start

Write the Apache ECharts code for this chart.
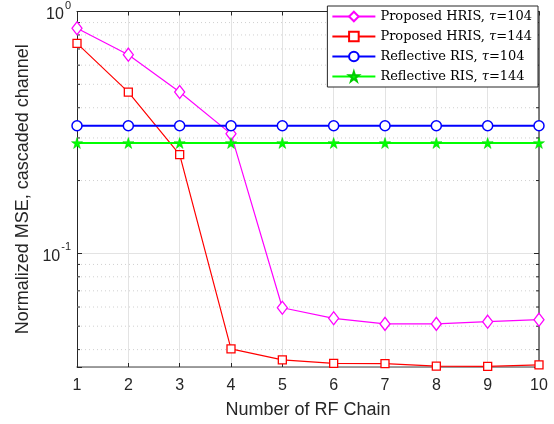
<!DOCTYPE html>
<html>
<head>
<meta charset="utf-8">
<script src="https://cdn.jsdelivr.net/npm/echarts@6/dist/echarts.min.js"></script>
<style>
  html, body { margin: 0; padding: 0; background: #fff; }
  #chart { width: 554px; height: 424px; }
</style>
</head>
<body>
<div id="chart"></div>
<script>
// Number of RF chains on the x axis
const rfChains = [1, 2, 3, 4, 5, 6, 7, 8, 9, 10];

// Normalized MSE of the cascaded channel estimate
const hris104 = [0.852, 0.663, 0.465, 0.312, 0.0596, 0.0539, 0.0511, 0.0511, 0.0522, 0.0532];
const hris144 = [0.738, 0.464, 0.256, 0.0403, 0.0363, 0.0351, 0.0350, 0.0342, 0.0341, 0.0346];
const ris104 = [0.337, 0.337, 0.337, 0.337, 0.337, 0.337, 0.337, 0.337, 0.337, 0.337];
const ris144 = [0.286, 0.286, 0.286, 0.286, 0.286, 0.286, 0.286, 0.286, 0.286, 0.286];

// Series names: [label, tau]
const seriesNames = [
  ['Proposed HRIS, ', '104'],
  ['Proposed HRIS, ', '144'],
  ['Reflective RIS, ', '104'],
  ['Reflective RIS, ', '144']
];

// Minor log-decade positions (dotted grid + small ticks)
const minorTicks = [0.04, 0.05, 0.06, 0.07, 0.08, 0.09, 0.2, 0.3, 0.4, 0.5, 0.6, 0.7, 0.8, 0.9];

const yMin = 0.0339, yMax = 1;

const pair = arr => arr.map((v, i) => [rfChains[i], v]);
const nameOf = i => seriesNames[i][0] + 'τ=' + seriesNames[i][1];

const chart = echarts.init(document.getElementById('chart'), null, { renderer: 'canvas' });

function isDecade(v) {
  const l = Math.log10(v);
  return Math.abs(l - Math.round(l)) < 1e-6;
}

const option = {
  backgroundColor: '#ffffff',
  animation: false,
  grid: { left: 77, right: 15, top: 7, bottom: 57, containLabel: false },
  legend: {
    orient: 'vertical',
    right: 16,
    top: 6,
    padding: [4, 6, 4, 4],
    itemGap: 7,
    itemWidth: 43,
    itemHeight: 12,
    backgroundColor: '#ffffff',
    borderColor: '#262626',
    borderWidth: 1,
    borderRadius: 0,
    data: [0, 1, 2, 3].map(nameOf),
    formatter: function (name) {
      const i = [0, 1, 2, 3].find(k => nameOf(k) === name);
      return '{n|' + seriesNames[i][0] + '}{t|τ}{n|=' + seriesNames[i][1] + '}';
    },
    textStyle: {
      rich: {
        n: { fontFamily: 'DejaVu Serif', fontSize: 13, lineHeight: 14, color: '#000' },
        t: { fontFamily: 'DejaVu Serif', fontStyle: 'italic', fontSize: 13, lineHeight: 14, color: '#000' }
      }
    }
  },
  xAxis: [{
    type: 'value',
    min: 1, max: 10, interval: 1,
    name: 'Number of RF Chain',
    nameLocation: 'middle',
    nameGap: 34,
    nameTextStyle: { fontFamily: 'Liberation Sans', fontSize: 18, color: '#262626' },
    axisLine: { show: true, lineStyle: { color: '#808080', width: 1.5 } },
    axisTick: { show: true, inside: true, length: 4, lineStyle: { color: '#262626' } },
    axisLabel: { fontFamily: 'Liberation Sans', fontSize: 16, color: '#262626', margin: 11 },
    splitLine: { show: true, lineStyle: { color: '#e3e3e3', width: 1 } }
  }, {
    type: 'value', position: 'top',
    min: 1, max: 10, interval: 1,
    axisLine: { show: true, onZero: false, lineStyle: { color: '#262626', width: 1 } },
    axisTick: { show: true, inside: true, length: 4, lineStyle: { color: '#262626' } },
    axisLabel: { show: false },
    splitLine: { show: false }
  }],
  yAxis: [{
    type: 'log',
    logBase: 10,
    min: yMin, max: yMax,
    name: 'Normalized MSE, cascaded channel',
    nameLocation: 'middle',
    nameGap: 45,
    nameMoveOverlap: false,
    nameTextStyle: { fontFamily: 'Liberation Sans', fontSize: 18, color: '#262626' },
    axisLine: { show: true, lineStyle: { color: '#262626', width: 1 } },
    axisTick: { show: true, inside: true, length: 5, lineStyle: { color: '#262626' } },
    axisLabel: {
      margin: 6,
      formatter: function (v) {
        if (!isDecade(v)) return '';
        return '{b|10}{s|' + Math.round(Math.log10(v)) + '}';
      },
      rich: {
        b: { fontFamily: 'Liberation Sans', fontSize: 16, color: '#262626', padding: [6, 0, 0, 0] },
        s: { fontFamily: 'Liberation Sans', fontSize: 11, color: '#262626', verticalAlign: 'bottom', padding: [0, 0, 12, 1] }
      }
    },
    splitLine: { show: true, lineStyle: { color: '#e3e3e3', width: 1 } }
  }, {
    type: 'log',
    logBase: 10,
    position: 'right',
    min: yMin, max: yMax,
    axisLine: { show: true, lineStyle: { color: '#555555', width: 1.5 } },
    axisTick: { show: true, inside: true, length: 5, lineStyle: { color: '#262626' } },
    axisLabel: { show: false },
    splitLine: { show: false }
  }],
  series: [
    {
      // dotted minor grid lines and short ticks on both vertical edges
      type: 'custom',
      silent: true,
      z: 1,
      xAxisIndex: 0, yAxisIndex: 0,
      data: minorTicks.map(v => [1, v]),
      renderItem: function (params, api) {
        const v = api.value(1);
        const a = api.coord([1, v]);
        const b = api.coord([10, v]);
        return {
          type: 'group',
          children: [
            { type: 'line', shape: { x1: a[0], y1: a[1], x2: b[0], y2: b[1] },
              style: { stroke: '#d0d0d0', lineWidth: 1, lineDash: [1, 3] } },
            { type: 'line', shape: { x1: a[0], y1: a[1], x2: a[0] + 3, y2: a[1] },
              style: { stroke: '#262626', lineWidth: 1 } },
            { type: 'line', shape: { x1: b[0] - 3, y1: b[1], x2: b[0], y2: b[1] },
              style: { stroke: '#262626', lineWidth: 1 } }
          ]
        };
      }
    },
    {
      name: nameOf(0), type: 'line', data: pair(hris104),
      symbol: 'diamond', symbolSize: [10, 13],
      lineStyle: { color: '#ff00ff', width: 1.2 },
      itemStyle: { color: '#ffffff', borderColor: '#ff00ff', borderWidth: 1.3 },
      z: 5
    },
    {
      name: nameOf(1), type: 'line', data: pair(hris144),
      symbol: 'rect', symbolSize: 8,
      lineStyle: { color: '#ff0000', width: 1.2 },
      itemStyle: { color: '#ffffff', borderColor: '#ff0000', borderWidth: 1.3 },
      z: 5
    },
    {
      name: nameOf(2), type: 'line', data: pair(ris104),
      symbol: 'circle', symbolSize: 10,
      lineStyle: { color: '#0000ff', width: 1.8 },
      itemStyle: { color: '#ffffff', borderColor: '#0000ff', borderWidth: 1.5 },
      z: 5
    },
    {
      name: nameOf(3), type: 'line', data: pair(ris144),
      symbol: 'path://M50,0 L61.8,36.2 L100,36.2 L69.1,58.8 L80.9,95.1 L50,72.7 L19.1,95.1 L30.9,58.8 L0,36.2 L38.2,36.2 Z',
      symbolSize: 11,
      lineStyle: { color: '#00ff00', width: 1.8 },
      itemStyle: { color: '#00ff00', borderColor: '#00cc00', borderWidth: 0.5 },
      z: 5
    }
  ]
};

chart.setOption(option);
</script>
</body>
</html>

end

▶ _Instructions for the task_:
Extract the full listing exactly, with the pictures left out.

▶ _Written answer_:
Write the Apache ECharts code for this chart.
<!DOCTYPE html>
<html>
<head>
<meta charset="utf-8">
<script src="https://cdn.jsdelivr.net/npm/echarts@6/dist/echarts.min.js"></script>
<style>
  html, body { margin: 0; padding: 0; background: #fff; }
  #chart { width: 554px; height: 424px; }
</style>
</head>
<body>
<div id="chart"></div>
<script>
// Number of RF chains on the x axis
const rfChains = [1, 2, 3, 4, 5, 6, 7, 8, 9, 10];

// Normalized MSE of the cascaded channel estimate
const hris104 = [0.852, 0.663, 0.465, 0.312, 0.0596, 0.0539, 0.0511, 0.0511, 0.0522, 0.0532];
const hris144 = [0.738, 0.464, 0.256, 0.0403, 0.0363, 0.0351, 0.0350, 0.0342, 0.0341, 0.0346];
const ris104 = [0.337, 0.337, 0.337, 0.337, 0.337, 0.337, 0.337, 0.337, 0.337, 0.337];
const ris144 = [0.286, 0.286, 0.286, 0.286, 0.286, 0.286, 0.286, 0.286, 0.286, 0.286];

// Series names: [label, tau]
const seriesNames = [
  ['Proposed HRIS, ', '104'],
  ['Proposed HRIS, ', '144'],
  ['Reflective RIS, ', '104'],
  ['Reflective RIS, ', '144']
];

// Minor log-decade positions (dotted grid + small ticks)
const minorTicks = [0.04, 0.05, 0.06, 0.07, 0.08, 0.09, 0.2, 0.3, 0.4, 0.5, 0.6, 0.7, 0.8, 0.9];

const yMin = 0.0339, yMax = 1;

const pair = arr => arr.map((v, i) => [rfChains[i], v]);
const nameOf = i => seriesNames[i][0] + 'τ=' + seriesNames[i][1];

const chart = echarts.init(document.getElementById('chart'), null, { renderer: 'canvas' });

function isDecade(v) {
  const l = Math.log10(v);
  return Math.abs(l - Math.round(l)) < 1e-6;
}

const option = {
  backgroundColor: '#ffffff',
  animation: false,
  grid: { left: 77, right: 15, top: 7, bottom: 57, containLabel: false },
  legend: {
    orient: 'vertical',
    right: 16,
    top: 6,
    padding: [4, 6, 4, 4],
    itemGap: 7,
    itemWidth: 43,
    itemHeight: 12,
    backgroundColor: '#ffffff',
    borderColor: '#262626',
    borderWidth: 1,
    borderRadius: 0,
    data: [0, 1, 2, 3].map(nameOf),
    formatter: function (name) {
      const i = [0, 1, 2, 3].find(k => nameOf(k) === name);
      return '{n|' + seriesNames[i][0] + '}{t|τ}{n|=' + seriesNames[i][1] + '}';
    },
    textStyle: {
      rich: {
        n: { fontFamily: 'DejaVu Serif', fontSize: 13, lineHeight: 14, color: '#000' },
        t: { fontFamily: 'DejaVu Serif', fontStyle: 'italic', fontSize: 13, lineHeight: 14, color: '#000' }
      }
    }
  },
  xAxis: [{
    type: 'value',
    min: 1, max: 10, interval: 1,
    name: 'Number of RF Chain',
    nameLocation: 'middle',
    nameGap: 34,
    nameTextStyle: { fontFamily: 'Liberation Sans', fontSize: 18, color: '#262626' },
    axisLine: { show: true, lineStyle: { color: '#808080', width: 1.5 } },
    axisTick: { show: true, inside: true, length: 4, lineStyle: { color: '#262626' } },
    axisLabel: { fontFamily: 'Liberation Sans', fontSize: 16, color: '#262626', margin: 11 },
    splitLine: { show: true, lineStyle: { color: '#e3e3e3', width: 1 } }
  }, {
    type: 'value', position: 'top',
    min: 1, max: 10, interval: 1,
    axisLine: { show: true, onZero: false, lineStyle: { color: '#262626', width: 1 } },
    axisTick: { show: true, inside: true, length: 4, lineStyle: { color: '#262626' } },
    axisLabel: { show: false },
    splitLine: { show: false }
  }],
  yAxis: [{
    type: 'log',
    logBase: 10,
    min: yMin, max: yMax,
    name: 'Normalized MSE, cascaded channel',
    nameLocation: 'middle',
    nameGap: 45,
    nameMoveOverlap: false,
    nameTextStyle: { fontFamily: 'Liberation Sans', fontSize: 18, color: '#262626' },
    axisLine: { show: true, lineStyle: { color: '#262626', width: 1 } },
    axisTick: { show: true, inside: true, length: 5, lineStyle: { color: '#262626' } },
    axisLabel: {
      margin: 6,
      formatter: function (v) {
        if (!isDecade(v)) return '';
        return '{b|10}{s|' + Math.round(Math.log10(v)) + '}';
      },
      rich: {
        b: { fontFamily: 'Liberation Sans', fontSize: 16, color: '#262626', padding: [6, 0, 0, 0] },
        s: { fontFamily: 'Liberation Sans', fontSize: 11, color: '#262626', verticalAlign: 'bottom', padding: [0, 0, 12, 1] }
      }
    },
    splitLine: { show: true, lineStyle: { color: '#e3e3e3', width: 1 } }
  }, {
    type: 'log',
    logBase: 10,
    position: 'right',
    min: yMin, max: yMax,
    axisLine: { show: true, lineStyle: { color: '#555555', width: 1.5 } },
    axisTick: { show: true, inside: true, length: 5, lineStyle: { color: '#262626' } },
    axisLabel: { show: false },
    splitLine: { show: false }
  }],
  series: [
    {
      // dotted minor grid lines and short ticks on both vertical edges
      type: 'custom',
      silent: true,
      z: 1,
      xAxisIndex: 0, yAxisIndex: 0,
      data: minorTicks.map(v => [1, v]),
      renderItem: function (params, api) {
        const v = api.value(1);
        const a = api.coord([1, v]);
        const b = api.coord([10, v]);
        return {
          type: 'group',
          children: [
            { type: 'line', shape: { x1: a[0], y1: a[1], x2: b[0], y2: b[1] },
              style: { stroke: '#d0d0d0', lineWidth: 1, lineDash: [1, 3] } },
            { type: 'line', shape: { x1: a[0], y1: a[1], x2: a[0] + 3, y2: a[1] },
              style: { stroke: '#262626', lineWidth: 1 } },
            { type: 'line', shape: { x1: b[0] - 3, y1: b[1], x2: b[0], y2: b[1] },
              style: { stroke: '#262626', lineWidth: 1 } }
          ]
        };
      }
    },
    {
      name: nameOf(0), type: 'line', data: pair(hris104),
      symbol: 'diamond', symbolSize: [10, 13],
      lineStyle: { color: '#ff00ff', width: 1.2 },
      itemStyle: { color: '#ffffff', borderColor: '#ff00ff', borderWidth: 1.3 },
      z: 5
    },
    {
      name: nameOf(1), type: 'line', data: pair(hris144),
      symbol: 'rect', symbolSize: 8,
      lineStyle: { color: '#ff0000', width: 1.2 },
      itemStyle: { color: '#ffffff', borderColor: '#ff0000', borderWidth: 1.3 },
      z: 5
    },
    {
      name: nameOf(2), type: 'line', data: pair(ris104),
      symbol: 'circle', symbolSize: 10,
      lineStyle: { color: '#0000ff', width: 1.8 },
      itemStyle: { color: '#ffffff', borderColor: '#0000ff', borderWidth: 1.5 },
      z: 5
    },
    {
      name: nameOf(3), type: 'line', data: pair(ris144),
      symbol: 'path://M50,0 L61.8,36.2 L100,36.2 L69.1,58.8 L80.9,95.1 L50,72.7 L19.1,95.1 L30.9,58.8 L0,36.2 L38.2,36.2 Z',
      symbolSize: 11,
      lineStyle: { color: '#00ff00', width: 1.8 },
      itemStyle: { color: '#00ff00', borderColor: '#00cc00', borderWidth: 0.5 },
      z: 5
    }
  ]
};

chart.setOption(option);
</script>
</body>
</html>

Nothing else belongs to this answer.